→ **Stored data**
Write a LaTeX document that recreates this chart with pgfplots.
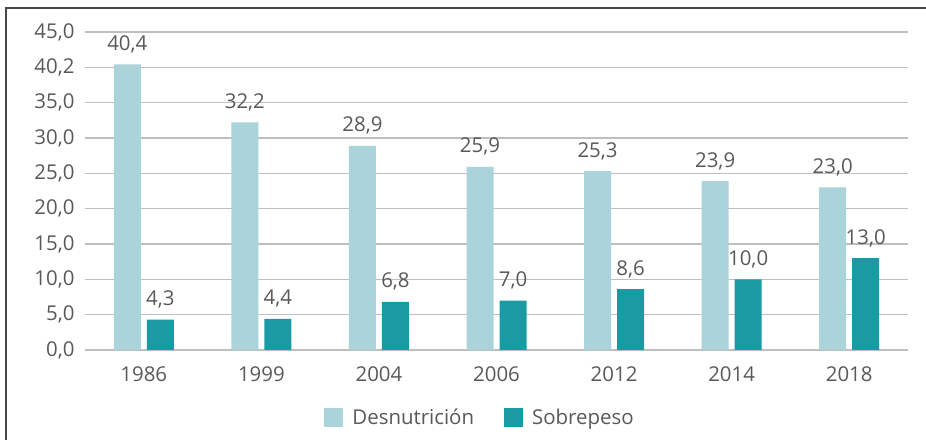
\documentclass[border=0pt]{standalone}
\usepackage{pgfplots}
\pgfplotsset{compat=1.18}
\usepackage{fontspec}
\setmainfont{Open Sans}
\definecolor{lightbar}{HTML}{ABD3DA}
\definecolor{darkbar}{HTML}{1A9AA3}
\definecolor{txt}{HTML}{595959}
\definecolor{gridc}{HTML}{BFBFBF}
\newcommand\lbl{\fontsize{20.5}{24}\selectfont}
\begin{document}
\begin{tikzpicture}[x=1bp,y=1bp]
\path[use as bounding box] (0,0) rectangle (926,440);
\draw[color=txt!80!black, line width=1.5bp] (6,0) -- (6,432) -- (926,432);
\begin{axis}[
  at={(85bp,90bp)}, anchor=south west,
  scale only axis, width=823bp, height=318bp,
  xmin=-0.5, xmax=6.5, ymin=0, ymax=45,
  axis line style={draw=none},
  ymajorgrids, grid style={color=gridc, line width=1.2bp},
  major tick length=0pt,
  ytick={0,5,10,15,20,25,30,35,40,45},
  yticklabels={{0,0},{5,0},{10,0},{15,0},{20,0},{25,0},{30,0},{35,0},{40,2},{45,0}},
  xtick={0,1,2,3,4,5,6},
  xticklabels={1986,1999,2004,2006,2012,2014,2018},
  tick label style={font=\lbl, color=txt},
  yticklabel style={xshift=-7bp},
  xticklabel style={yshift=-13bp},
  /pgf/number format/assume math mode=true,
  ybar=6bp, bar width=27bp,
  nodes near coords,
  /pgf/number format/.cd, use comma, fixed, fixed zerofill, precision=1,
  /pgfplots/.cd,
  every node near coord/.append style={font=\lbl, color=txt, anchor=base, yshift=14bp},
  legend style={at={(0.48,-0.212)}, anchor=center, draw=none, legend columns=2,
    font=\lbl, text=txt,
    /tikz/every odd column/.append style={column sep=7bp},
    /tikz/every even column/.append style={column sep=28bp}},
  legend image code/.code={\fill[#1] (0bp,-9.5bp) rectangle (19bp,9.5bp);},
]
\addplot[fill=lightbar, draw=none] coordinates {(0,40.4) (1,32.2) (2,28.9) (3,25.9) (4,25.3) (5,23.9) (6,23.0)};
\addplot[fill=darkbar, draw=none] coordinates {(0,4.3) (1,4.4) (2,6.8) (3,7.0) (4,8.6) (5,10.0) (6,13.0)};
\legend{Desnutrición, Sobrepeso}
\end{axis}
\end{tikzpicture}
\end{document}
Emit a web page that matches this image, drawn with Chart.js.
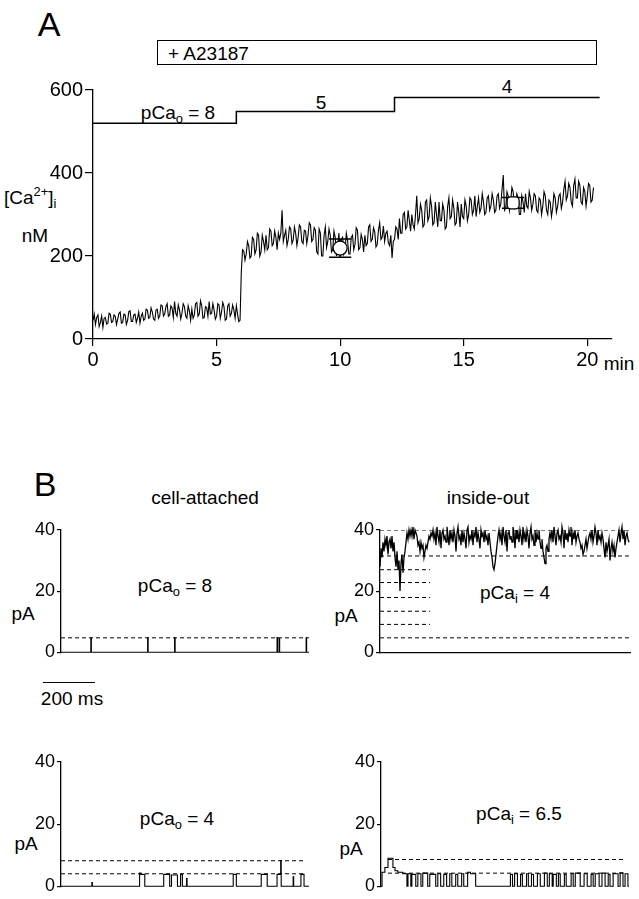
<!DOCTYPE html>
<html>
<head>
<meta charset="utf-8">
<script src="https://cdn.jsdelivr.net/npm/chart.js@4.4.1/dist/chart.umd.min.js"></script>
<style>
  body { margin: 0; background: #fff; width: 639px; height: 899px; position: relative; overflow: hidden;
         font-family: "Liberation Sans", Arial, sans-serif; color: #000; }
  .t { position: absolute; white-space: nowrap; line-height: 1; font-size: 19px; }
  .c { transform: translate(-50%, -50%); }
  .l { transform: translate(0, -50%); }
  sub { font-size: 0.68em; vertical-align: -0.35em; line-height: 0; }
  sup { font-size: 0.68em; vertical-align: 0.55em; line-height: 0; }
  canvas { position: absolute; }
  .box { position: absolute; left: 157px; top: 40px; width: 440px; height: 25px; border: 1.5px solid #000; box-sizing: border-box; }
  .bar { position: absolute; left: 43px; top: 682px; width: 52px; border-top: 1.5px solid #000; }
</style>
</head>
<body>

<div class="t c" style="left:49px;top:24px;font-size:34px">A</div>
<div class="box"></div>
<div class="t l" style="left:168px;top:53px">+ A23187</div>
<div class="t c" style="left:178px;top:112px">pCa<sub>o</sub> = 8</div>
<div class="t c" style="left:321px;top:102px">5</div>
<div class="t c" style="left:507px;top:86px">4</div>
<div class="t l" style="left:4px;top:197px">[Ca<sup>2+</sup>]<sub>i</sub></div>
<div class="t c" style="left:35px;top:235px">nM</div>
<div class="t c" style="left:619px;top:363px">min</div>

<div class="t c" style="left:45px;top:484px;font-size:34px">B</div>
<div class="t c" style="left:205px;top:497px">cell-attached</div>
<div class="t c" style="left:488px;top:497px">inside-out</div>
<div class="t c" style="left:175px;top:585px">pCa<sub>o</sub> = 8</div>
<div class="t c" style="left:23px;top:613px">pA</div>
<div class="t c" style="left:515px;top:592px">pCa<sub>i</sub> = 4</div>
<div class="t c" style="left:346px;top:615px">pA</div>
<div class="bar"></div>
<div class="t c" style="left:72px;top:698px">200 ms</div>
<div class="t c" style="left:177px;top:818px">pCa<sub>o</sub> = 4</div>
<div class="t c" style="left:26px;top:843px">pA</div>
<div class="t c" style="left:519px;top:813px">pCa<sub>i</sub> = 6.5</div>
<div class="t c" style="left:351px;top:848px">pA</div>

<canvas id="cA" width="639" height="310" style="left:0;top:70px"></canvas>
<canvas id="cTL" width="320" height="150" style="left:0;top:515px"></canvas>
<canvas id="cTR" width="319" height="150" style="left:320px;top:515px"></canvas>
<canvas id="cBL" width="320" height="154" style="left:0;top:745px"></canvas>
<canvas id="cBR" width="319" height="154" style="left:320px;top:745px"></canvas>

<script>
// --- panel A: [Ca2+]i (nM), one sample every 0.05 min, one row per minute ---
const caStep = 0.05;
const caTrace = [
  45, 60, 35, 52, 58, 30, 40, 55, 28, 50, 52, 36, 38, 62, 60, 40, 42, 58, 55, 35,
  48, 62, 65, 38, 40, 60, 58, 35, 45, 66, 68, 42, 42, 58, 60, 40, 50, 65, 38, 55,
  62, 45, 48, 72, 70, 50, 52, 75, 65, 48, 45, 70, 72, 50, 55, 82, 80, 55, 60, 78,
  85, 55, 58, 80, 75, 52, 90, 62, 55, 82, 70, 48, 62, 85, 78, 55, 50, 80, 68, 45,
  72, 50, 58, 85, 88, 55, 60, 92, 80, 50, 52, 78, 75, 55, 90, 60, 62, 85, 70, 48,
  55, 85, 82, 50, 65, 88, 78, 45, 48, 80, 85, 55, 62, 82, 70, 50, 80, 60, 42, 45,
  160, 215, 212, 190, 205, 235, 225, 195, 200, 245, 240, 205, 215, 255, 250, 200, 210, 250, 235, 215,
  250, 215, 220, 265, 260, 225, 230, 260, 245, 215, 255, 240, 255, 310, 235, 250, 262, 225, 240, 270,
  265, 230, 238, 270, 255, 225, 245, 275, 270, 235, 230, 262, 260, 230, 250, 280, 275, 235, 240, 268,
  262, 210, 205, 265, 255, 200, 200, 250, 270, 220, 235, 265, 250, 210, 215, 260, 245, 200, 225, 255,
  200, 240, 245, 205, 215, 255, 238, 205, 205, 245, 250, 215, 228, 268, 262, 215, 220, 252, 240, 210,
  250, 225, 230, 270, 275, 235, 240, 268, 258, 222, 228, 262, 280, 240, 245, 272, 235, 255, 260, 232,
  225, 250, 195, 235, 240, 270, 265, 240, 290, 255, 255, 300, 305, 265, 270, 310, 285, 260, 300, 275,
  265, 300, 345, 280, 290, 325, 310, 270, 275, 330, 335, 285, 295, 340, 320, 275, 280, 330, 300, 270,
  330, 285, 285, 325, 310, 265, 270, 320, 340, 290, 295, 335, 315, 275, 280, 330, 305, 270, 325, 295,
  290, 335, 320, 285, 300, 340, 335, 300, 310, 345, 295, 320, 340, 305, 315, 350, 330, 300, 305, 340,
  345, 310, 320, 350, 335, 305, 310, 345, 350, 315, 325, 360, 395, 310, 315, 355, 345, 310, 330, 365,
  355, 315, 320, 350, 340, 300, 300, 345, 330, 305, 350, 320, 315, 355, 340, 310, 325, 350, 345, 310,
  305, 340, 335, 300, 320, 355, 345, 310, 300, 335, 330, 295, 315, 350, 340, 305, 320, 345, 350, 315,
  330, 360, 380, 335, 345, 375, 365, 330, 320, 370, 385, 340, 340, 380, 370, 330, 325, 365, 355, 320,
  345, 375, 370, 330, 335, 365
];
// pCa_o protocol trace (drawn on the nM scale)
const protoTimes = [0, 5.8, 12.2, 20.5];
const protoLevels = [520, 548, 582, 582];
// means +- error
const meanTimes = [10, 17];
const meanValues = [219, 328];
const meanErrors = [22, 13];
const xTicksA = [0, 5, 10, 15, 20];
const yTicksA = [0, 200, 400, 600];

// --- panel B: single-channel records, [ms, pA] = level from that time on ---
const tlSteps = [[0, 0], [115, 4.7], [117, 0], [334, 4.7], [336, 0], [438, 4.7], [440, 0],
  [833, 4.8], [835, 0], [841, 4.5], [843, 0], [945, 4.7], [947, 0], [956, 0]];
const tlDashed = [4.7];

const trStep = 3.84;
const trTrace = [
  28, 34, 31,
  36, 33, 37, 35, 38, 32, 36, 37, 34, 38, 33, 36,
  31, 28, 33, 27, 30, 20, 29, 32, 26, 31, 33,
  36, 39, 37, 40, 38,
  40, 38, 41, 37, 40, 39, 38,
  35, 36, 33, 36, 34, 35, 31, 33, 35, 34,
  36, 38, 37, 39, 38,
  40, 37, 39, 35, 41, 38, 36, 40, 34, 39,
  40, 37, 38, 36, 41, 38, 35, 40, 37, 39,
  36, 40, 38, 33, 39, 41, 37, 38, 35, 40,
  36, 39, 37, 34, 40, 41, 36, 38, 37, 40,
  35, 39, 38, 41, 36, 39, 37, 34, 40, 38,
  39, 36, 40, 37, 38, 35, 39,
  36, 33, 31, 28, 27, 29, 32, 35,
  38, 40, 37, 39, 35, 41, 38, 36, 40, 33,
  39, 40, 37, 38, 36, 41, 39, 34, 40, 37,
  39, 36, 40, 38, 35, 41, 37, 39, 36, 40,
  38, 34, 39, 41, 37, 38, 35, 40, 36, 39,
  37, 40,
  36, 34, 37, 33, 31, 29, 34, 35, 33, 37,
  39, 37, 40, 36, 41, 38, 35, 39, 40, 37,
  38, 36, 41, 39, 34, 40, 37, 39, 36, 40,
  38, 41, 35, 39, 37, 40, 36, 38, 39, 37,
  36, 34, 35, 32, 33, 35, 37, 34, 36, 38,
  39, 37, 40, 36, 38, 41, 39, 35, 40, 37, 38, 36, 39, 37,
  34, 31, 36, 33, 35, 37, 30, 34, 36, 33, 35, 31, 34, 36,
  38, 40, 36, 39, 41, 37, 40, 35, 38, 39, 37, 36
];
const trDashedFull = [40, 31.5, 4.7];
const trDashedShort = [27, 22.8, 17.9, 13.4, 9.1];

const blSteps = [[0, 0], [119, 1.2], [121, 0], [303, 4.2], [308, 3.8], [323, 0], [396, 3.8], [419, 0],
  [426, 3.6], [449, 0], [461, 3.8], [468, 0], [484, 2.5], [486, 0], [664, 3.8], [676, 0],
  [772, 3.8], [795, 0], [833, 3.8], [847, 8.3], [849, 0], [895, 3], [897, 0], [925, 3.8], [937, 0], [956, 0]];
const blDashed = [8.2, 4.0];

const brSteps = [[0, 0], [4, 4.5], [15, 6], [27, 9], [46, 6], [54, 5], [65, 4.5], [84, 4], [100, 0],
  [104, 4], [115, 0], [119, 3.8], [134, 0], [142, 4], [154, 0], [161, 4.2], [180, 0], [188, 3.8], [211, 0],
  [219, 4], [230, 0], [242, 3.8], [253, 0], [265, 4], [273, 0], [288, 3.8], [296, 0], [311, 4], [319, 0],
  [334, 4.5], [345, 4], [365, 0],
  [499, 3.8], [507, 0], [515, 4], [526, 0], [538, 3.8], [545, 0], [561, 4], [568, 0], [580, 3.8], [588, 0],
  [603, 4], [614, 0], [630, 4.2], [641, 0], [649, 4], [660, 0], [664, 3.8], [676, 0], [684, 4], [691, 0],
  [707, 3.8], [714, 0], [733, 4], [741, 0], [749, 4.2], [768, 0], [783, 4], [795, 0], [810, 3.8], [818, 0],
  [826, 4], [841, 0], [852, 4.2], [864, 0], [876, 3.8], [883, 0], [895, 4], [914, 0], [922, 4.3], [933, 0],
  [941, 4], [952, 0], [956, 0]];
const brDashed = [8.6, 4.2];
const yTicksB = [0, 20, 40];

// --- helpers ---
Chart.defaults.font.family = '"Liberation Sans", Arial, sans-serif';
Chart.defaults.color = '#000';
Chart.defaults.borderColor = '#000';
Chart.defaults.animation = false;
Chart.defaults.plugins.legend.display = false;
Chart.defaults.plugins.tooltip.enabled = false;
Chart.defaults.plugins.colors.enabled = false;
Chart.defaults.elements.point.radius = 0;

const INK = '#000';
const sampled = (vals, dt) => vals.map((v, i) => ({ x: i * dt, y: v }));
// records sit on the zero line, so don't let the chart area clip half the stroke
const stepped = steps => ({ data: steps.map(([x, y]) => ({ x, y })), stepped: true, borderWidth: 1.1, borderColor: INK, clip: false });
const dashed = (levels, x0, x1) => levels.map(y => ({ data: [{ x: x0, y }, { x: x1, y }], borderDash: [4, 3], borderWidth: 1, borderColor: INK }));

function errorBars(ts, ms, es, half) {
  const out = [];
  ts.forEach((t, i) => {
    const lo = ms[i] - es[i], hi = ms[i] + es[i];
    out.push({ x: t - half, y: lo }, { x: t + half, y: lo }, { x: t, y: null },
             { x: t, y: lo }, { x: t, y: hi }, { x: t, y: null },
             { x: t - half, y: hi }, { x: t + half, y: hi }, { x: t, y: null });
  });
  return out;
}

function axis(min, max, ticks, size, tickLen, fit) {
  return {
    type: 'linear', min, max,
    afterBuildTicks: s => { s.ticks = ticks.map(v => ({ value: v })); },
    afterFit: fit,
    grid: { drawOnChartArea: false, color: INK, lineWidth: 1.2, tickLength: tickLen },
    border: { color: INK, width: 1.3 },
    ticks: { color: INK, font: { size }, padding: 2, autoSkip: false, maxRotation: 0 }
  };
}

// --- panel A ---
new Chart(document.getElementById('cA'), {
  type: 'line',
  data: {
    datasets: [
      { data: meanTimes.map((t, i) => ({ x: t, y: meanValues[i] })), showLine: false,
        pointRadius: 7, pointStyle: ['circle', 'rectRounded'], pointBackgroundColor: '#fff',
        pointBorderColor: INK, pointBorderWidth: 1.3, borderColor: INK },
      { data: errorBars(meanTimes, meanValues, meanErrors, 0.45), borderWidth: 1.5, borderColor: INK, spanGaps: false },
      { data: sampled(caTrace, caStep), borderWidth: 1.1, borderColor: INK },
      { data: protoTimes.map((t, i) => ({ x: t, y: protoLevels[i] })), stepped: true, borderWidth: 1.5, borderColor: INK }
    ]
  },
  options: {
    responsive: false, devicePixelRatio: 1,
    layout: { padding: { top: 20, right: 27, left: 0, bottom: 0 } },
    scales: {
      x: axis(0, 21, xTicksA, 20, 7, s => { s.height = 41; }),
      y: axis(0, 600, yTicksA, 20, 8, s => { s.width = 93; })
    }
  }
});

// --- panel B ---
function channelChart(id, datasets, yWidth, pad, baseline) {
  const x = baseline
    ? { type: 'linear', min: 0, max: 960, grid: { display: false }, ticks: { display: false },
        border: { color: INK, width: 1.2 }, afterFit: s => { s.height = 0; } }
    : { type: 'linear', min: 0, max: 960, display: false };
  new Chart(document.getElementById(id), {
    type: 'line',
    data: { datasets },
    options: {
      responsive: false, devicePixelRatio: 1,
      layout: { padding: pad },
      scales: { x, y: axis(0, 40, yTicksB, 18, 4, s => { s.width = yWidth; }) }
    }
  });
}

channelChart('cTL', [stepped(tlSteps), ...dashed(tlDashed, 0, 956)],
  61, { top: 15, right: 10, bottom: 7, left: 0 }, false);

channelChart('cTR', [{ data: sampled(trTrace, trStep), borderWidth: 1.3, borderColor: INK, clip: false },
  ...dashed(trDashedFull, 0, 956), ...dashed(trDashedShort, 0, 192)],
  60, { top: 15, right: 9, bottom: 7, left: 0 }, true);

channelChart('cBL', [stepped(blSteps), ...dashed(blDashed, 0, 937)],
  61, { top: 17, right: 10, bottom: 7, left: 0 }, false);

channelChart('cBR', [stepped(brSteps), ...dashed(brDashed, 27, 937)],
  61, { top: 17, right: 9, bottom: 7, left: 0 }, false);
</script>
</body>
</html>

→ **Prompt**
Pick out every line holding the string "with" and return it.

→ **Reply to the task**
Write a LaTeX document that recreates this chart with pgfplots.
Emit a web page that matches this image, drawn with Chart.js.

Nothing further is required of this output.